A whole series of hardware level zero-day exploits for iPhone and Mac would become possible, now that won't be very niche at all. It is worth millions to reverse Apple Silicon instruction sets.

1 comments

What would a "llvm compilable" hello world look like that matches the libc GPU example for "AGX" (Apple Graphics)? It's not possible from MacOS, right? It'd have to be done from Linux?
No, I don't think it is impossible for MacOS. I might be missing a detail here, not sure. I have to think it over.

I have seen [1] you can patch ANECompilerService, so you can even speed up existing code, because Apple compiles your code just in time (at runtime) on each machine. We could do that for MacOS libc too.

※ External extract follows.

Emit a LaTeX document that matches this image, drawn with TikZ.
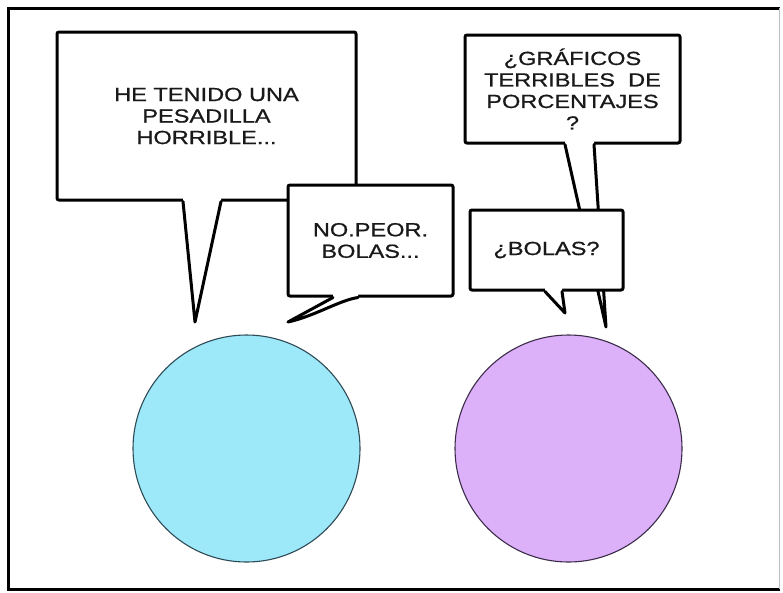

[1] Some how-to hints in https://discussions.apple.com/thread/254758525?sortBy=rank

How do you issue/execute "GPU" machine code instructions from MacOS not through Metal?
You (or your compiler) write the instructions and data into unified memory (up to 192 GB) and jump to the first instruction (usually of a loop) on each core. GPU and ANE processor cores are not fundamentally different from CPU cores, they just have fewer transistors (gates) and therefore more limitations in what a register can address, what data type or what instruction it can execute. Some cores can only execute the same instruction as there neighbor core in a team, but on different data. Or at a different time, synchronized with neighbors. But they still are Turing complete processors so in essence are the same as their cousins the CPU cores. Sometimes cores input or output addresses are in a pipeline between cores (so it limits its address offset).

MacOS only plays a role in allocating and protecting the instruction or data memory regions for the GPU and ANE processors.

I would like to discuss this more, shot you an email at the one listed here.